Outra conduta muito “russa” é a duplicidade na lida com certos regimes; por exemplo, Israel e Arábia Saudita gozam das melhores graças ocidentais, ainda que um oprima sistematicamente os palestinianos e seja recordista em resoluções da ONU no lixo, e que o outro trate as mulheres como mobília e alimente a guerra permanente contra os xiitas. Já o Irão, onde as mulheres até podem conduzir (o escândalo!), faz parte do “eixo-do-mal”. Só faz distinção entre filhos-da-mãe bons e maus quem pertence à mesma laia.

E que dizer do esfregar-de-mãos com que recebemos tudo o que é oligarca? (Ou, para ser mais exacto, tudo o que é rico.) Assistimo-los servilmente na satisfação de cada capricho, seja um simples luxo bem merecido ou a singela ocultação de património, e aceitamos o seu dinheiro como passaporte universal que abre todas as portas e cala todos os pudores.

E nem falemos do contraste no acolhimento a refugiados ucranianos e sírios. Expliquemos-lhes que não é por serem ligeiramente menos brancos, mas sim por serem menos próximos, e portanto um pouco menos humanos.

A lição

Os bons exemplos inspiram; a hipocrisia envenena.

Crucifique-se os insinceros (metaforicamente), começando por estancar os putinatos que a cúmplice extrema-direita vem instalando por cá, para que sejamos vistos pelos outros como nos vemos a nós próprios.
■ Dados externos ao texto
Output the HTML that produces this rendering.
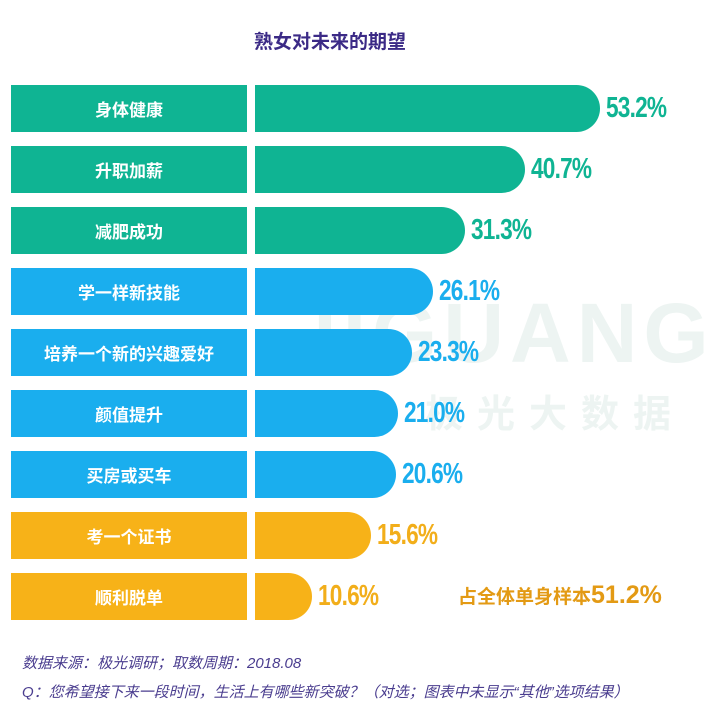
<!DOCTYPE html><html><head><meta charset="utf-8"><style>
body{margin:0;width:720px;height:728px;background:#fff;position:relative;overflow:hidden;font-family:"Liberation Sans","Noto Sans CJK SC",sans-serif}
.t{position:absolute;left:0;width:660px;top:27px;text-align:center;font-size:19px;font-weight:bold;color:#3b2a86}
.l{position:absolute;left:11px;width:236px;height:47px;color:#fff;font-weight:bold;font-size:17px;display:flex;align-items:center;justify-content:center}
.b{position:absolute;left:255px;height:47px;border-radius:0 24px 24px 0}
.p{position:absolute;font-family:"Liberation Sans Narrow","Liberation Sans",sans-serif;font-weight:bold;font-size:29px;transform:scaleX(.78);transform-origin:left;letter-spacing:-1px}
.g{background:#0fb493}.c{background:#1aaeee}.o{background:#f7b218}
.f{position:absolute;left:22px;font-size:15px;font-style:italic;color:#4a3d8f;white-space:nowrap}
.w{position:absolute;color:#edf4f2;font-weight:bold}
</style></head><body>
<div class="w" style="left:290px;top:285px;font-size:84px;letter-spacing:6px">JIGUANG</div>
<div class="w" style="left:425px;top:383px;font-size:38px;letter-spacing:14px">极光大数据</div>
<div class="t">熟女对未来的期望</div>

<div class="l g" style="top:85px">身体健康</div><div class="b g" style="top:85px;width:345px"></div><div class="p" style="top:92px;left:606px;color:#0fb493">53.2%</div>
<div class="l g" style="top:146px">升职加薪</div><div class="b g" style="top:146px;width:270px"></div><div class="p" style="top:153px;left:531px;color:#0fb493">40.7%</div>
<div class="l g" style="top:207px">减肥成功</div><div class="b g" style="top:207px;width:210px"></div><div class="p" style="top:214px;left:471px;color:#0fb493">31.3%</div>
<div class="l c" style="top:268px">学一样新技能</div><div class="b c" style="top:268px;width:178px"></div><div class="p" style="top:275px;left:439px;color:#1aaeee">26.1%</div>
<div class="l c" style="top:329px">培养一个新的兴趣爱好</div><div class="b c" style="top:329px;width:157px"></div><div class="p" style="top:336px;left:418px;color:#1aaeee">23.3%</div>
<div class="l c" style="top:390px">颜值提升</div><div class="b c" style="top:390px;width:143px"></div><div class="p" style="top:397px;left:404px;color:#1aaeee">21.0%</div>
<div class="l c" style="top:451px">买房或买车</div><div class="b c" style="top:451px;width:141px"></div><div class="p" style="top:458px;left:402px;color:#1aaeee">20.6%</div>
<div class="l o" style="top:512px">考一个证书</div><div class="b o" style="top:512px;width:116px"></div><div class="p" style="top:519px;left:377px;color:#f2ae1a">15.6%</div>
<div class="l o" style="top:573px">顺利脱单</div><div class="b o" style="top:573px;width:57px"></div><div class="p" style="top:580px;left:318px;color:#f2ae1a">10.6%</div>
<div style="position:absolute;left:458px;top:581px;color:#e39a14;font-weight:bold;font-size:19px">占全体单身样本<span style="font-size:25px">51.2%</span></div>
<div class="f" style="top:652px">数据来源：极光调研；取数周期：2018.08</div>
<div class="f" style="top:681px">Q：您希望接下来一段时间，生活上有哪些新突破？（对选；图表中未显示“其他”选项结果）</div>
</body></html>
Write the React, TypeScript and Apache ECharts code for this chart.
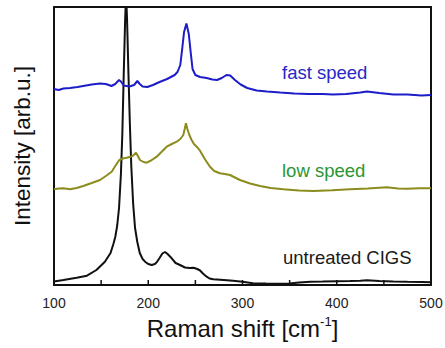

Projecte-se um novo tratado entre democracias onde cada qual se comprometa a não vender alta-tecnologia a terceiros, a não permitir que as trocas comerciais com autocracias ultrapassem individualmente os 5% do PIB, e a desconfiar do dinheiro envolto em enxofre. Deixe-se a porta aberta a todos quantos pratiquem a boa higiene: eleições livres, imprensa independente, separação de poderes, respeito pelos direitos humanos, etc, para que a pertença ao clube seja desígnio para democratas e óbice para tiranos.

Será esta uma ideia utópica? Será isto mais absurdo do que a Ucrânia ter vendido armas à Rússia já depois da anexação da Crimeia? Mais a despropósito do que a diplomata americana que se permitiu propor nomes para o governo ucraniano pós-Euromaidan? Mais caricato (e irónico) do que Edward Snowden, culpado de denunciar a vigilância “à chinesa” do governo americano, só ter encontrado refúgio na Rússia?

A Carta dos Direitos Humanos também foi em tempos considerada utópica e, mais a mais, nem três guerras mundiais foram precisas para que fosse aceite unanimemente.

Filhos da mesma mãe

O mal está feito. Milhares já morreram, milhões têm a vida destroçada, e a Europa armar-se-à até aos dentes em poucos anos — e nenhum exército caro fica ocioso por muito tempo, tal como vimos com o americano, o russo e em breve com o chinês e o europeu. Com o arrastar e encarniçar da guerra aumentam as probabilidades de um dos três lados fabricar um pretexto para a NATO intervir (a utilização de armas não-convencionais é uma excelente razão), e sabe-se lá o que daí virá. Que as gerações futuras nos perdoem!

Estejamos gratos por esta nossa democracia hipócrita e decadente, uma benção que os russos infelizmente não têm, mas nunca esqueçamos de que não somos nem melhores nem piores do que eles. Jesus Cristo, provável autor da Mensagem mais revolucionária de sempre, afirmava que somos todos irmãos, e essa é uma forma particularmente elegante de dizer que somos todos iguais e todos uma merda. E isso vale para russos, alemães e togoleses.